The terms described in this section may come up in your discussions about oscilloscope performance. Understanding these terms will help you evaluate and compare your oscilloscope with other models.
The bandwidth specification tells you the frequency range the oscilloscope accurately measures.
As signal frequency increases, the capability of the oscilloscope to accurately respond decreases. By convention, the bandwidth tells you the frequency at which the displayed signal reduces to 70.7% of the applied sine wave signal. (This 70.7% point is referred to as the "-3 dB point," a term based on a logarithmic scale.)
Rise time is another way of describing the useful frequency range of an oscilloscope. Rise time may be a more appropriate performance consideration when you expect to measure pulses and steps. An oscilloscope cannot accurately display pulses with rise times faster than the specified rise time of the oscilloscope.

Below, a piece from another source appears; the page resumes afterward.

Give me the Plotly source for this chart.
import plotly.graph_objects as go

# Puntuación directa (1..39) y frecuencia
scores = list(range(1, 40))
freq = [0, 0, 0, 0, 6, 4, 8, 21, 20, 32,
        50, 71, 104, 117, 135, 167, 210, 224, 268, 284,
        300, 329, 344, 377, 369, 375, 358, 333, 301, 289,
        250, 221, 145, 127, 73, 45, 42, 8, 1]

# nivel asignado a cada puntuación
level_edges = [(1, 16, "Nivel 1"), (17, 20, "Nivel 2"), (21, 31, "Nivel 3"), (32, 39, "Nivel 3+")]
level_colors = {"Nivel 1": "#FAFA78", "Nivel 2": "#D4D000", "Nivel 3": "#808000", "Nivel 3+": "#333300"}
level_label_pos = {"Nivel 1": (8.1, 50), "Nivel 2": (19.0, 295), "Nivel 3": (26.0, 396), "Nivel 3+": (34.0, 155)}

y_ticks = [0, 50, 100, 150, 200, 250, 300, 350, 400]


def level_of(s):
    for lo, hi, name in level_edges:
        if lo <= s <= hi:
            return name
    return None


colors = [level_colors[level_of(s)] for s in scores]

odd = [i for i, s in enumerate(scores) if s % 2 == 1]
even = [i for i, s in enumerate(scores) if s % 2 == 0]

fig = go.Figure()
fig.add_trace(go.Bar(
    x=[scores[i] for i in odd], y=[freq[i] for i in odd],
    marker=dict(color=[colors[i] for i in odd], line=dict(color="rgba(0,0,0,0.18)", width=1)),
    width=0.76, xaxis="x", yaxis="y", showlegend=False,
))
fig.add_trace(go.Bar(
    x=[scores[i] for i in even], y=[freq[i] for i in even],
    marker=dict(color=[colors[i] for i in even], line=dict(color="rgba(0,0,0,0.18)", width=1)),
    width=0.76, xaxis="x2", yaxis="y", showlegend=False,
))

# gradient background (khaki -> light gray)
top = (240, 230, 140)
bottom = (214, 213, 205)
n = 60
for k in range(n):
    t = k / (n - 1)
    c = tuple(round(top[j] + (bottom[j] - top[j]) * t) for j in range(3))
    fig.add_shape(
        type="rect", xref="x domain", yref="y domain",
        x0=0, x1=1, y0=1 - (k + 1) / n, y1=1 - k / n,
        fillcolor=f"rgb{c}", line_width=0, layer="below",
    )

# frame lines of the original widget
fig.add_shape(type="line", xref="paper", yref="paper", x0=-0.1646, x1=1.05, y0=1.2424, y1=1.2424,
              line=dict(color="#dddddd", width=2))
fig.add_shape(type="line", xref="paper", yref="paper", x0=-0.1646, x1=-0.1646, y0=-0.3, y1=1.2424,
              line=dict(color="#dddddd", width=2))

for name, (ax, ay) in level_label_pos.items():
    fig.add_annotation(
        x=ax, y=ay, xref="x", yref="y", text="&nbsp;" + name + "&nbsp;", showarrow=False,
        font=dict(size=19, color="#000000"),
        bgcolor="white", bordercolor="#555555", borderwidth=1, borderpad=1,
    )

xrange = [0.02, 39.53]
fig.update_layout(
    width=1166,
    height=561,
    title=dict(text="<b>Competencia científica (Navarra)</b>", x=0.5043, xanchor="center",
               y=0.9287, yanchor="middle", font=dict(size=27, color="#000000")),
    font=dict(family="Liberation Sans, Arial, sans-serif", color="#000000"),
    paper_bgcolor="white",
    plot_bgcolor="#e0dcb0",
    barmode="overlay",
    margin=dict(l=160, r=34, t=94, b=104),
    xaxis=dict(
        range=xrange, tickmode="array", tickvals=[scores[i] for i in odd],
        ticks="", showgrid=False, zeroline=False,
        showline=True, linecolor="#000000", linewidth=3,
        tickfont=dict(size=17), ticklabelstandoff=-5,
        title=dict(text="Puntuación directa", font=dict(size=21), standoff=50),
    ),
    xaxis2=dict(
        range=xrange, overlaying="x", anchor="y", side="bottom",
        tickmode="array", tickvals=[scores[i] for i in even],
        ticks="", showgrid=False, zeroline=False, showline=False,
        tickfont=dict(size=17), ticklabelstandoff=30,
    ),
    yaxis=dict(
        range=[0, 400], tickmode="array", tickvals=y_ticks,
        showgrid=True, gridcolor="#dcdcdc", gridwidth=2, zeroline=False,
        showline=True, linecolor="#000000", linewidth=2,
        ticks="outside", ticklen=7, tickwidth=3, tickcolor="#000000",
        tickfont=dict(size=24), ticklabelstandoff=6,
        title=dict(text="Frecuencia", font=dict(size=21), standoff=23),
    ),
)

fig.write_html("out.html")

The vertical sensitivity indicates how much the vertical amplifier can amplify a weak signal. Vertical sensitivity is usually given in millivolts (mV) per division. The smallest voltage a general purpose oscilloscope can detect is typically about 2 mV per vertical screen division.
For analog oscilloscopes, this specification indicates how fast the trace can sweep across the screen, allowing you to see fine details. The fastest sweep speed of an oscilloscope is usually given in nanoseconds/div.

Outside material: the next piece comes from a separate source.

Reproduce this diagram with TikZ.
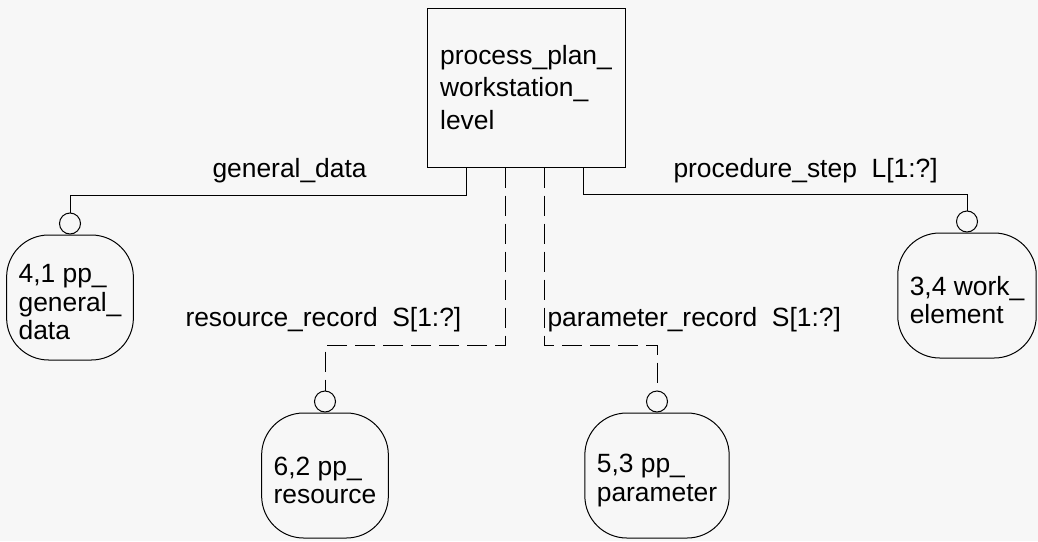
\documentclass[tikz,border=0pt]{standalone}
\usepackage{fontspec}
\setmainfont{Liberation Sans}
\begin{document}
\begin{tikzpicture}[x=1pt,y=-1pt,line width=1pt,
   every node/.style={font=\fontsize{26.4}{28.5}\selectfont},
   entity/.style={draw,rounded corners=42pt,minimum height=125pt,inner xsep=12pt,align=left},
   ring/.style={draw,circle,minimum size=21pt,inner sep=0pt,anchor=south},
   lbl/.style={anchor=base west,inner sep=0pt},
   opt/.style={dash pattern=on 20pt off 8pt}]
   \fill[black!3] (0,0) rectangle (1038,541);
   \useasboundingbox (0,0) rectangle (1038,541);

   \node (P) [draw,minimum width=198pt,minimum height=159pt,align=left,
      font=\fontsize{26.4}{32.5}\selectfont] at (526,87.5)
      {process\_plan\_\\workstation\_\\level};
   \node (G) [entity] at (70,297.5) {\rule{0pt}{28pt}4,1 pp\_\\general\_\\data};
   \node (R) [entity] at (325,475.5) {\rule{0pt}{28pt}6,2 pp\_\\resource};
   \node (M) [entity] at (657,475.5) {\rule{0pt}{28pt}5,3 pp\_\\parameter};
   \node (W) [entity] at (967,295.5) {\rule{0pt}{28pt}3,4 work\_\\element};

   \node (g) [ring] at (G.north) {};
   \node (r) [ring] at (R.north) {};
   \node (m) [ring] at (M.north) {};
   \node (w) [ring] at (W.north) {};

   \draw ([xshift=-60pt]P.south) -- ++(0,28) -| (g);
   \draw[opt] ([xshift=-21pt]P.south) -- ++(0,178) -| (r);
   \draw[opt] ([xshift=18pt]P.south) -- ++(0,178) -| (m);
   \draw ([xshift=57pt]P.south) -- ++(0,27) -| (w);

   \node (Lg) [lbl] at (212,177) {general\_data};
   \node (Lw) [lbl] at (673,177) {procedure\_step\ \ L[1:?]};
   \node (Lr) [lbl] at (185,326) {resource\_record\ \ S[1:?]};
   \node (Lm) [lbl] at (547,326) {parameter\_record\ \ S[1:?]};
\end{tikzpicture}
\end{document}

The gain accuracy indicates how accurately the vertical system attenuates or amplifies a signal. This is usually listed as a percentage error.

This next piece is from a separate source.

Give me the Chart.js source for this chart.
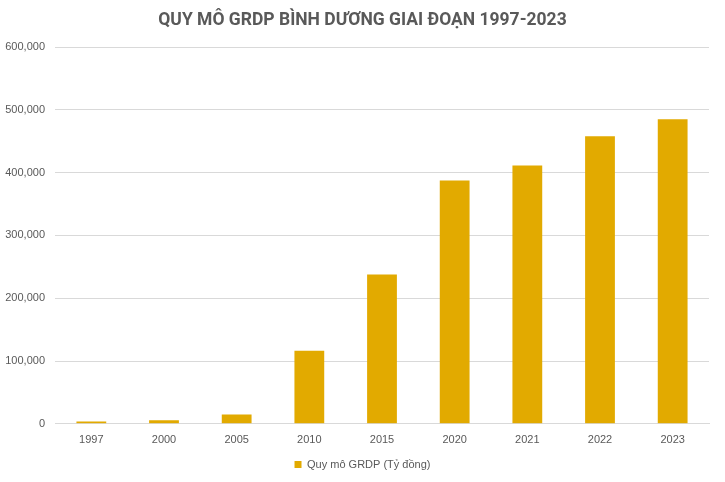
<!DOCTYPE html>
<html>
<head>
<meta charset="utf-8">
<script src="https://cdn.jsdelivr.net/npm/chart.js@4"></script>
<style>
  html, body { margin: 0; padding: 0; background: #fff; }
  #wrap { width: 725px; height: 482px; }
</style>
</head>
<body>
<div id="wrap"><canvas id="grdpChart" width="725" height="482"></canvas></div>
<script>
// Du lieu GRDP Binh Duong (ty dong)
const years = ['1997', '2000', '2005', '2010', '2015', '2020', '2021', '2022', '2023'];
const grdp = [3700, 5500, 14800, 116400, 237600, 387600, 411500, 457700, 484800];
const yTicks = [0, 100000, 200000, 300000, 400000, 500000, 600000];

const gold = '#E2AA00';
const textGray = '#595959';

new Chart(document.getElementById('grdpChart'), {
    type: 'bar',
    data: {
        labels: years,
        datasets: [{
            label: 'Quy mô GRDP (Tỷ đồng)',
            data: grdp,
            backgroundColor: gold,
            borderWidth: 0,
            barPercentage: 0.41,
            categoryPercentage: 1
        }]
    },
    options: {
        responsive: false,
        animation: false,
        layout: { padding: { left: 4, right: 4, top: 6, bottom: 2 } },
        plugins: {
            title: {
                display: true,
                text: 'QUY MÔ GRDP BÌNH DƯƠNG GIAI ĐOẠN 1997-2023',
                color: textGray,
                font: { family: 'Roboto', size: 17.5, weight: 'bold' },
                padding: { top: 4, bottom: 16 }
            },
            legend: {
                position: 'bottom',
                labels: {
                    color: textGray,
                    boxWidth: 7,
                    boxHeight: 7,
                    padding: 10,
                    font: { family: 'Liberation Sans', size: 11 }
                }
            },
            tooltip: { enabled: false }
        },
        scales: {
            x: {
                grid: { display: false },
                border: { color: '#d9d9d9' },
                ticks: {
                    color: textGray,
                    padding: 2,
                    font: { family: 'Liberation Sans', size: 11 }
                }
            },
            y: {
                min: yTicks[0],
                max: yTicks[yTicks.length - 1],
                afterBuildTicks: axis => { axis.ticks = yTicks.map(v => ({ value: v })); },
                afterFit: axis => { axis.width = 51; },
                grid: { color: '#d9d9d9', drawTicks: false },
                border: { display: false },
                ticks: {
                    color: textGray,
                    padding: 10,
                    font: { family: 'Liberation Sans', size: 11 },
                    callback: v => v.toLocaleString('en-US')
                }
            },
            // empty right-hand spacer so the title sits centred on the canvas
            spacer: {
                axis: 'y',
                position: 'right',
                grid: { display: false, drawOnChartArea: false },
                border: { display: false },
                ticks: { display: false },
                afterFit: axis => { axis.width = 12; }
            }
        }
    }
});
</script>
</body>
</html>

Time Base or Horizontal Accuracy
The time base or horizontal accuracy indicates how accurately the horizontal system displays the timing of a signal. This is usually listed as a percentage error.
On digital oscilloscopes, the sampling rate indicates how many samples per second the ADC (and therefore the oscilloscope) can acquire. Maximum sample rates are usually given in megasamples per second (MS/s). The faster the oscilloscope can sample, the more accurately it can represent fine details in a fast signal. The minimum sample rate may also be important if you need to look at slowly changing signals over long periods of time. Typically, the sample rate changes with changes made to the sec/div control to maintain a constant number of waveform points in the waveform record.
ADC Resolution (Or Vertical Resolution)
The resolution, in bits, of the ADC (and therefore the digital oscilloscope) indicates how precisely it can turn input voltages into digital values. Calculation techniques can improve the effective resolution.
The record length of a digital oscilloscope indicates how many waveform points the oscilloscope is able to acquire for one waveform record. Some digital oscilloscopes let you adjust the record length. The maximum record length depends on the amount of memory in your oscilloscope. Since the oscilloscope can only store a finite number of waveform points, there is a trade-off between record detail and record length. You can acquire either a detailed picture of a signal for a short period of time (the oscilloscope "fills up" on waveform points quickly) or a less detailed picture for a longer period of time. Some oscilloscopes let you add more memory to increase the record length for special applications.